**TASK INSTRUCTIONS**
The lines to extract run from the start of the records through the line with "0.98, 0.99, 1.0];", both ends included; drop the pictures.

===== SUPPLIED DATA

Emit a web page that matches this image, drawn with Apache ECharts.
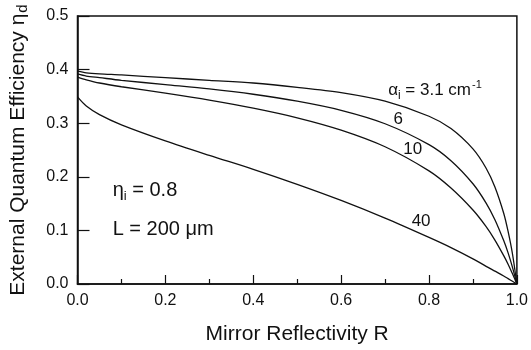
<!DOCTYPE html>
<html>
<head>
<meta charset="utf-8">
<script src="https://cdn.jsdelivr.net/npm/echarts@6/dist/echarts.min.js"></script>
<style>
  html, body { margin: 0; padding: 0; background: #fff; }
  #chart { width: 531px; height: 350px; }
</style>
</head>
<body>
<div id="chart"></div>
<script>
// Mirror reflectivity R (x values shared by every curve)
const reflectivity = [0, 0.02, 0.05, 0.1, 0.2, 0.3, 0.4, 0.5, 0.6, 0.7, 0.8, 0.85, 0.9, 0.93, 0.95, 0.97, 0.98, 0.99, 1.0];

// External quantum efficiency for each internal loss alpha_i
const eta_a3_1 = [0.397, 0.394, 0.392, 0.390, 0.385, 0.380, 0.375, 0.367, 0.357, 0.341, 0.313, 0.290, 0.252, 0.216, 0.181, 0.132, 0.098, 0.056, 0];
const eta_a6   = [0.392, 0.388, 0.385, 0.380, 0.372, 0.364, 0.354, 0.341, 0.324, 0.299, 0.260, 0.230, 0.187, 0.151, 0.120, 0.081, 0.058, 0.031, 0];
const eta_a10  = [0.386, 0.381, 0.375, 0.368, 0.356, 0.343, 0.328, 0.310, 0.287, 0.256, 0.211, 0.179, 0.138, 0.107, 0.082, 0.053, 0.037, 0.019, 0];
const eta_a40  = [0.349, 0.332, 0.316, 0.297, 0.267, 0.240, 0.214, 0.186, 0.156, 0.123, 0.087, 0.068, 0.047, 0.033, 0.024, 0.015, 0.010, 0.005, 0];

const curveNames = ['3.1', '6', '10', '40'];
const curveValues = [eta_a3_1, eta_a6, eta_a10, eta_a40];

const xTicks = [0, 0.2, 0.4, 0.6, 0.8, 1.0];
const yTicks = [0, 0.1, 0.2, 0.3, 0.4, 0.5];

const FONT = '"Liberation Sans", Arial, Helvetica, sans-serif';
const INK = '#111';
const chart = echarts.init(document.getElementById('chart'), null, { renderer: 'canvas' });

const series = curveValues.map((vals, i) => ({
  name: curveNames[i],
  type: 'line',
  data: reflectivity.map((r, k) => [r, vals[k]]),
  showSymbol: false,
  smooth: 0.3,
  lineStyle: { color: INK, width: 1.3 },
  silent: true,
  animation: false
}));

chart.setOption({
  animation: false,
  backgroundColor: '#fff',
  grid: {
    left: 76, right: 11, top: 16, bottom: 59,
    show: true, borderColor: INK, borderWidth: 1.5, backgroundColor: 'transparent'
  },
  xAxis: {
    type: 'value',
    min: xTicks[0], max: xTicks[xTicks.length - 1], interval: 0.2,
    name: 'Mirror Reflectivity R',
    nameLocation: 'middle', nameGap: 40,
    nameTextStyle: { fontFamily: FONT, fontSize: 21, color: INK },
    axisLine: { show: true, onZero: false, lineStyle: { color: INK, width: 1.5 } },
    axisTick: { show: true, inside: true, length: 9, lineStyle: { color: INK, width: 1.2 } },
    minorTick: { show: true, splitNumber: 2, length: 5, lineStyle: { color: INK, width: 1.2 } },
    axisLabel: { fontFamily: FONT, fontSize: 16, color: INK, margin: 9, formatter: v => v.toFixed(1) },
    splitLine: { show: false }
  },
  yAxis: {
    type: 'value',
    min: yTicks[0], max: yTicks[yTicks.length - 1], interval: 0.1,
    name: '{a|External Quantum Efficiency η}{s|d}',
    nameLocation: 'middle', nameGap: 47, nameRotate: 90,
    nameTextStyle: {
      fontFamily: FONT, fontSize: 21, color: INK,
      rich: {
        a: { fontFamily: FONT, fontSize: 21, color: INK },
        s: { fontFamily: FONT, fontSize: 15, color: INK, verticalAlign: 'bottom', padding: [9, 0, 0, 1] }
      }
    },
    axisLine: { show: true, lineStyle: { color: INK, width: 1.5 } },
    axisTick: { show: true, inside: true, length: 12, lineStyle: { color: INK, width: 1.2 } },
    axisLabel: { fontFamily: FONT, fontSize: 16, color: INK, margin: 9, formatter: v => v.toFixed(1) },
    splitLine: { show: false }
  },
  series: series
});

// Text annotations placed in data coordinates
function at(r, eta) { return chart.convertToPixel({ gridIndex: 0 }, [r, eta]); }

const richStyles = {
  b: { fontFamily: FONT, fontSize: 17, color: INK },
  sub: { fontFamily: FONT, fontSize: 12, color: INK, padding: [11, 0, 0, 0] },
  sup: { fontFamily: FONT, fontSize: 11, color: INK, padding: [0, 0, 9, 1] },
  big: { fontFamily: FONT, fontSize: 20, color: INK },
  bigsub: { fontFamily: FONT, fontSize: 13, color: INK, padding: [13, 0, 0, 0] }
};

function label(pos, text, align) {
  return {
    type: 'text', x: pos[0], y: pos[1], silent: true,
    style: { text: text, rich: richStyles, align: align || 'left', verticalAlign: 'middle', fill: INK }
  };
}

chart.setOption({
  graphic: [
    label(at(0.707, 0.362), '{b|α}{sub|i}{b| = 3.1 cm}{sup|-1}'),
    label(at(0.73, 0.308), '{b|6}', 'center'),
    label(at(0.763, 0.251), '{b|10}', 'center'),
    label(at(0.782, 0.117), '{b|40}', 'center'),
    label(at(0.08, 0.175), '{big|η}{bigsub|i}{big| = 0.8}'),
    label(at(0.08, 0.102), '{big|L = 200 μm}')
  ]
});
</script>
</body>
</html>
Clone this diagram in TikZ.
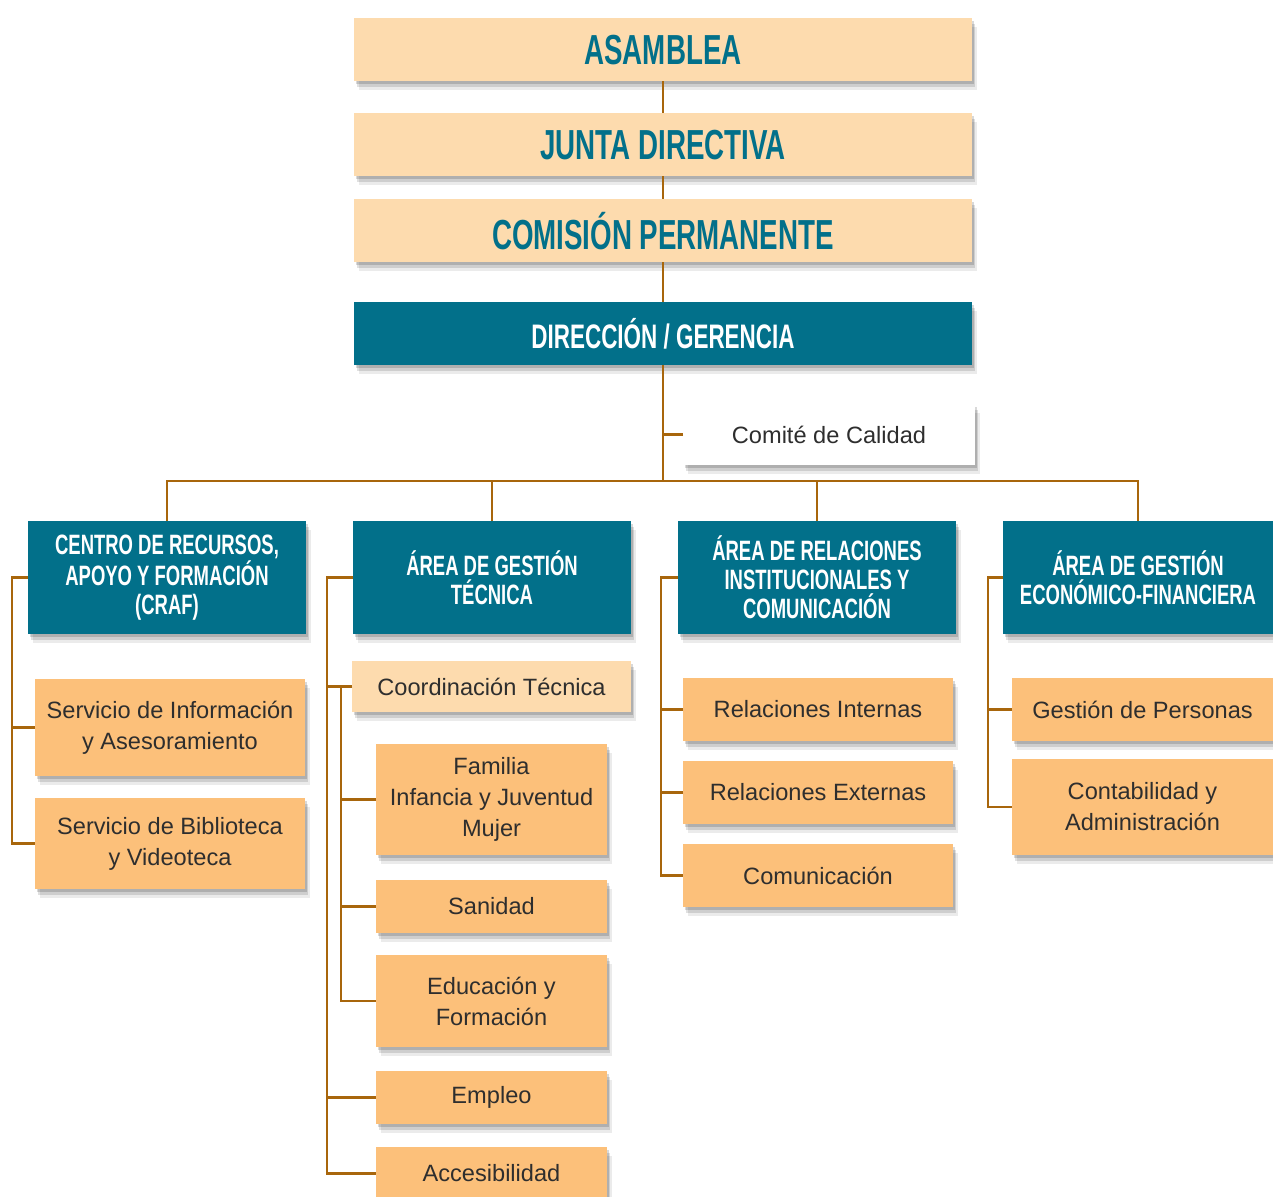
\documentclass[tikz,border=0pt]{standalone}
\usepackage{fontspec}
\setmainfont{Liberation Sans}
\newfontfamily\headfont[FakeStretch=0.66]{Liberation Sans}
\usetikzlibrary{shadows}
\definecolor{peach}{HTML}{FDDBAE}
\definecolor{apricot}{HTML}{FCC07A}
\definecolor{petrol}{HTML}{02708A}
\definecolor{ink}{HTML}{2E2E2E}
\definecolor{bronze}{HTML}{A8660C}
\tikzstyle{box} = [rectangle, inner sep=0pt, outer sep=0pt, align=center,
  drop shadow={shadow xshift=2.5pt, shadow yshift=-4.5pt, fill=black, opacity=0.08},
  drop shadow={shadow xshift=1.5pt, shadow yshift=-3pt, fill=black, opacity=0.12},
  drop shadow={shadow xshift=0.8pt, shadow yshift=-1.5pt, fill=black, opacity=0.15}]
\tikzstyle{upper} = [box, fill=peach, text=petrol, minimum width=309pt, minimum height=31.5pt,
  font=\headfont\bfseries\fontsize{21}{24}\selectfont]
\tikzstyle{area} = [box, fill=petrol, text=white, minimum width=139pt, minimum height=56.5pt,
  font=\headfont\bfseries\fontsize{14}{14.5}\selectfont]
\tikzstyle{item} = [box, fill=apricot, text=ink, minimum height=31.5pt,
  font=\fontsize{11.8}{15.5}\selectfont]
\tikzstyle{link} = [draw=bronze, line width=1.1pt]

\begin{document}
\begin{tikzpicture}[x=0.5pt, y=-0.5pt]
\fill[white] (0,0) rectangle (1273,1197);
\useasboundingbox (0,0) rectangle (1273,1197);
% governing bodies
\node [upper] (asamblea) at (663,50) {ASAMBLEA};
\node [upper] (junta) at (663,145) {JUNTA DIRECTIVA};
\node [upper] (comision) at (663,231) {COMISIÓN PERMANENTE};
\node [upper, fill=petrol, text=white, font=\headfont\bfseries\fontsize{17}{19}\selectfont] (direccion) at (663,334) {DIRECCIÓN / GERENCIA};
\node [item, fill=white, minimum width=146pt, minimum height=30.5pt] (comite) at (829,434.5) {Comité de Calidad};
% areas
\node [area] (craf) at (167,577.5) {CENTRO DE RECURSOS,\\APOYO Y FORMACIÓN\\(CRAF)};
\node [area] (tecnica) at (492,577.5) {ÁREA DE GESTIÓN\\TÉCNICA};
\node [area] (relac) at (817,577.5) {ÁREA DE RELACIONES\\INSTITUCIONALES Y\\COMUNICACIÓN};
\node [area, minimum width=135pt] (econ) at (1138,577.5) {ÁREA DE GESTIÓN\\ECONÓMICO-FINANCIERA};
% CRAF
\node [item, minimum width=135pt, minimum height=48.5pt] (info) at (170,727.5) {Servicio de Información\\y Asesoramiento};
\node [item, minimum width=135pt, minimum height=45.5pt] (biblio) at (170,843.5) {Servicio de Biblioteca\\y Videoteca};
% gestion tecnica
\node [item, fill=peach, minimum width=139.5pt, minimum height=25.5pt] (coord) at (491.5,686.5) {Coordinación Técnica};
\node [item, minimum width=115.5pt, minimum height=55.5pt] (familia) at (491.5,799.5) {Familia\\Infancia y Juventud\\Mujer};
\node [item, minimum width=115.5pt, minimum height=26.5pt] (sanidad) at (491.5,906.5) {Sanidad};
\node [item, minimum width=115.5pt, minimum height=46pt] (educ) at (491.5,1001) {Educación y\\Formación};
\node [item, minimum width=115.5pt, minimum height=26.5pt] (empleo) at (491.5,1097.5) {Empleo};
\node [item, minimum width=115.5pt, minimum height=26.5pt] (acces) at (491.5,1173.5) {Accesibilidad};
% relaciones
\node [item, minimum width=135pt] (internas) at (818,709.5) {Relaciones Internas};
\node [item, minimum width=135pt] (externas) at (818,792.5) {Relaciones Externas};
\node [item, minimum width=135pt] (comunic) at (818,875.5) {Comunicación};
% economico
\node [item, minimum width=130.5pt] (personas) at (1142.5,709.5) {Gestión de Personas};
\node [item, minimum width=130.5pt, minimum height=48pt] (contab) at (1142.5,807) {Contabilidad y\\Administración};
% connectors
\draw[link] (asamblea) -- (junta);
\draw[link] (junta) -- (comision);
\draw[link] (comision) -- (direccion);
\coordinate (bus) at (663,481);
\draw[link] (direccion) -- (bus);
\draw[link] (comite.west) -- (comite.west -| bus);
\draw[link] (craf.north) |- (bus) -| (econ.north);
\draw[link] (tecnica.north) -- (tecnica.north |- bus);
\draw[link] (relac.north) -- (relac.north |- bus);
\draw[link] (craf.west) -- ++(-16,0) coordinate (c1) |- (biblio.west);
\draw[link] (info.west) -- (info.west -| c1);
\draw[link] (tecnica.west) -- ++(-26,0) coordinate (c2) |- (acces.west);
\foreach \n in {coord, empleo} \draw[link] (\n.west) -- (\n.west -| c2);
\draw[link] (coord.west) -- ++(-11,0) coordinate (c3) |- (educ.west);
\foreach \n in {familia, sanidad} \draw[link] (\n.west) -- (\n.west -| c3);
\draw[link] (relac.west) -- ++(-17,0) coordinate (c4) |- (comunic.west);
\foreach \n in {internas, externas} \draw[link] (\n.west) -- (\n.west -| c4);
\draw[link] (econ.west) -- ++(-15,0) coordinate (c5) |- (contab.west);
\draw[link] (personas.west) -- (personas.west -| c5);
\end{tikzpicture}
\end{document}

==========

**WORKED SOLUTION**
Emit a web page that matches this image, drawn with Apache ECharts.
<!DOCTYPE html>
<html>
<head>
<meta charset="utf-8">
<script src="https://cdn.jsdelivr.net/npm/echarts@6/dist/echarts.min.js"></script>
<style>
  html, body { margin: 0; padding: 0; background: #fff; }
  #chart { width: 531px; height: 350px; }
</style>
</head>
<body>
<div id="chart"></div>
<script>
// Mirror reflectivity R (x values shared by every curve)
const reflectivity = [0, 0.02, 0.05, 0.1, 0.2, 0.3, 0.4, 0.5, 0.6, 0.7, 0.8, 0.85, 0.9, 0.93, 0.95, 0.97, 0.98, 0.99, 1.0];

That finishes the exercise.